AI Benchmarks
This page shows how to run AI-oriented benchmarks for the differentiable RootLayer paths.
Torch (CPU/CUDA)
python scripts/bench_ai_torch.py --batch 512 --degree 16 --device cpu
# GPU (if available)
python scripts/bench_ai_torch.py --batch 2048 --degree 24 --device cuda
JAX (CPU/GPU/TPU)
python scripts/bench_ai_jax.py --batch 512 --degree 16
Both scripts report forward and backward times. Adjust batch/degree based on memory.

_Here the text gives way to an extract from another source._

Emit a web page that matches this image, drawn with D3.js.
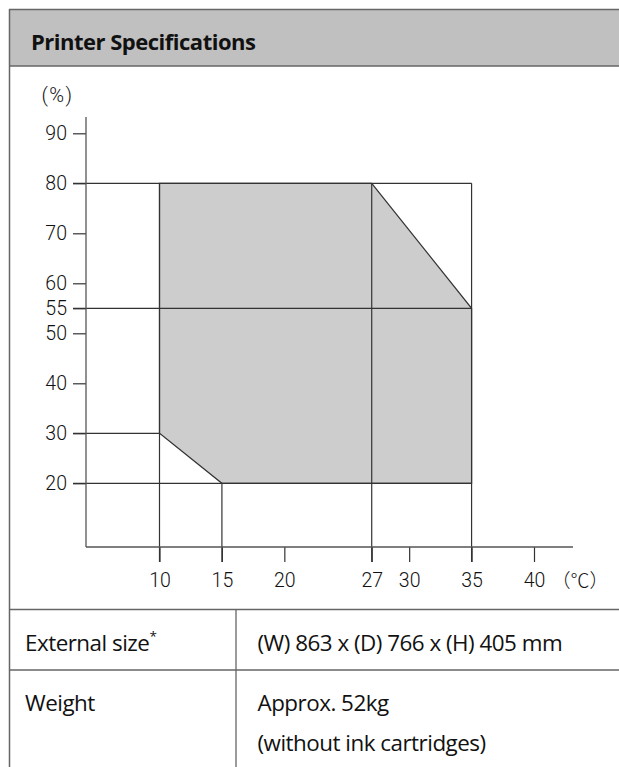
<!DOCTYPE html>
<html><head><meta charset="utf-8">
<script src="https://cdn.jsdelivr.net/npm/d3@7"></script>
<style>body{margin:0;background:#fff}svg{display:block}</style>
</head><body>
<script>
// ---- data ----
const title = "Printer Specifications";
const xTicks = [10, 15, 20, 27, 30, 35, 40];          // temperature (°C)
const yTicks = [90, 80, 70, 60, 55, 50, 40, 30, 20];  // humidity (%)
const regionTemp = [10, 27, 35, 35, 15, 10];
const regionHum  = [80, 80, 55, 20, 20, 30];
const hGuideHum = [80, 55, 30, 20];   // horizontal guide levels
const hGuideTo  = [35, 35, 10, 35];   // temperature where each ends
const vGuideTemp = [10, 15, 27, 35];  // vertical guide positions
const vGuideFrom = [80, 20, 80, 80];  // humidity where each starts
const rowLabels = ["External size", "Weight"];
const rowValues = [["(W) 863 x (D) 766 x (H) 405 mm"], ["Approx. 52kg", "(without ink cartridges)"]];

const W = 619, H = 767;
const svg = d3.select("body").append("svg").attr("width", W).attr("height", H);

const x = d3.scaleLinear().domain([10, 40]).range([159.5, 534]);
const y = d3.scaleLinear().domain([20, 80]).range([483.3, 183.3]);
const axisX = 86, axisY = 547, tickL = 13;
const ink = "#333";

// frame + header
svg.append("rect").attr("x", 9).attr("y", 9).attr("width", W).attr("height", 57).attr("fill", "#c0c0c0");
svg.append("line").attr("x1", 9).attr("x2", W).attr("y1", 9.5).attr("y2", 9.5).attr("stroke", "#666").attr("stroke-width", 1.5);
svg.append("line").attr("x1", 9).attr("x2", W).attr("y1", 66).attr("y2", 66).attr("stroke", "#666").attr("stroke-width", 1.3);
svg.append("line").attr("x1", 9.5).attr("x2", 9.5).attr("y1", 9).attr("y2", H).attr("stroke", "#666").attr("stroke-width", 1.5);
svg.append("text").attr("x", 31).attr("y", 50).text(title)
  .attr("font-family", "Open Sans").attr("font-weight", 700).attr("font-size", 22).attr("fill", "#111")
  .attr("letter-spacing", -0.5);

// region
svg.append("path")
  .attr("d", d3.line().x(d => x(d[0])).y(d => y(d[1]))(d3.zip(regionTemp, regionHum)) + "Z")
  .attr("fill", "#cdcdcd").attr("stroke", ink).attr("stroke-width", 1.2);

// guides
const g = svg.append("g").attr("stroke", ink).attr("stroke-width", 1.2);
hGuideHum.forEach((h, i) => {
  g.append("line").attr("x1", axisX - tickL).attr("x2", x(hGuideTo[i])).attr("y1", y(h)).attr("y2", y(h));
});
vGuideTemp.forEach((t, i) => {
  g.append("line").attr("x1", x(t)).attr("x2", x(t)).attr("y1", y(vGuideFrom[i])).attr("y2", axisY + 15);
});

// axes
const yAx = svg.append("g").attr("transform", `translate(${axisX},0)`)
  .call(d3.axisLeft(y).tickValues(yTicks).tickSize(tickL).tickPadding(6).tickFormat(d3.format("d")));
yAx.select(".domain").remove();
svg.append("line").attr("x1", axisX).attr("x2", axisX).attr("y1", 117).attr("y2", axisY).attr("stroke", "#555").attr("stroke-width", 1.3);

const xAx = svg.append("g").attr("transform", `translate(0,${axisY})`)
  .call(d3.axisBottom(x).tickValues(xTicks).tickSize(15).tickPadding(11).tickFormat(d3.format("d")));
xAx.select(".domain").remove();
svg.append("line").attr("x1", axisX).attr("x2", 573).attr("y1", axisY).attr("y2", axisY).attr("stroke", "#555").attr("stroke-width", 1.3);

svg.selectAll(".tick line").attr("stroke", ink).attr("stroke-width", 1.2);
svg.selectAll(".tick text").attr("font-family", "Roboto").attr("font-weight", 300)
  .attr("font-size", 19.5).attr("fill", "#111");

svg.append("text").attr("x", 57.5).attr("y", 101.5).attr("text-anchor", "middle").text("(%)")
  .attr("font-family", "Roboto").attr("font-weight", 300).attr("font-size", 20).attr("letter-spacing", 1.5).attr("fill", "#111");
svg.append("text").attr("x", 580).attr("y", 588).attr("text-anchor", "middle").text("（℃）")
  .attr("font-family", "Noto Sans CJK JP").attr("font-weight", 300).attr("font-size", 19).attr("fill", "#111");

// table
const tl = svg.append("g").attr("stroke", "#666").attr("stroke-width", 1.3);
tl.append("line").attr("x1", 9).attr("x2", W).attr("y1", 609.5).attr("y2", 609.5);
tl.append("line").attr("x1", 9).attr("x2", W).attr("y1", 670).attr("y2", 670);
tl.append("line").attr("x1", 236).attr("x2", 236).attr("y1", 609).attr("y2", H);

const rowBase = [651, 711];
const tf = "Open Sans";
const fs = 22.4;
rowLabels.forEach((lab, i) => {
  const t = svg.append("text").attr("x", 25).attr("y", rowBase[i]).attr("font-family", tf)
    .attr("font-size", fs).attr("fill", "#111").attr("letter-spacing", -0.5).text(lab);
  if (i === 0) t.append("tspan").attr("dy", -10).attr("font-size", 13.5).text("*");
  rowValues[i].forEach((v, j) => {
    svg.append("text").attr("x", 257.5).attr("y", rowBase[i] + j * 40).attr("font-family", tf)
      .attr("font-size", fs).attr("fill", "#111").attr("letter-spacing", -0.5).text(v);
  });
});
</script>
</body></html>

Note (Apple Silicon / MPS): Torch on MPS does not currently support complex dtypes. Our MPS row below uses a proxy workload (batched polynomial evaluation plus several Newton steps with real tensors) to provide a GPU-like reference on Mac. CUDA results (true complex path) should be collected on an NVIDIA GPU host or Colab GPU.
Results (placeholders)
Backend | Device | Batch | Degree | Forward (s) | Backward (s) |
---|---|---|---|---|---|
Torch | CPU | 512 | 16 | 23.0536 | 0.0951 |
Torch (MPS proxy) | GPU | 2048 | 24 | 0.1882 | 0.2390 |
JAX | CPU | 512 | 16 | 0.0304 | 1.1731 |
JAX | GPU | 4096 | 24 | tbd | tbd |
To reproduce: use the commands above. Submit PRs to update these rows with your hardware.
Plotting
Save your results to a CSV (headers: Backend,Device,Batch,Degree,Forward,Backward
) and run:
python scripts/plot_ai_bench.py --csv docs/assets/ai_bench.csv --out docs/assets
This generates ai_bench_forward.png
and ai_bench_backward.png
in docs/assets/
.